Dylan Maltz is a professional American lacrosse player currently signed with the Philadelphia Wings in the National Lacrosse League. Maltz played college lacrosse for Syracuse University and University of Maryland as an attackman.

College career 
Maltz was recruited out of high school. He started playing for the Syracuse Orange men's lacrosse team in 2014. He played in a total of six games during his time with Syracuse recording 3 goals and one assist.

Following his freshman year at Syracuse, Maltz transferred to University of Maryland. As a sophomore, Maltz played 18 games, totaling 16 points on 11 goals and five assists. As a junior, Maltz recorded 29 goals and 9 assists in 20 games, totaling a career-high of 38 points.
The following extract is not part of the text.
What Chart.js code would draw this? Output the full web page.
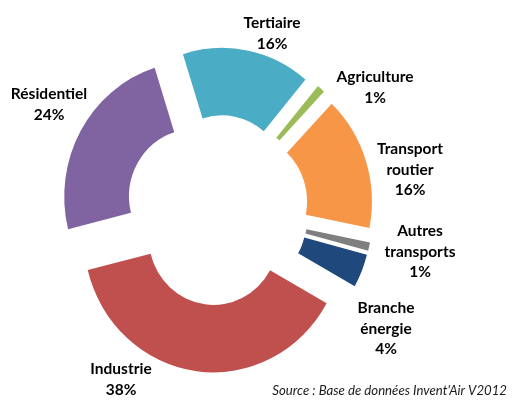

In 2017, Maltz scored two goals and added an assist in the NCAA Division I men's lacrosse championship game against Ohio State University helping the Maryland Terrapins to a 9-6 championship victory. Maltz finished his college career with 72 goals, 21 assists and 56 ground balls.

Professional career 
Maltz previously played in Major League Lacrosse and the Premier Lacrosse League. From 2018 to 2020, he scored 18 goals and recorded 2 assists during the 11 games he played for Charlotte Hounds and Whipsnakes LC.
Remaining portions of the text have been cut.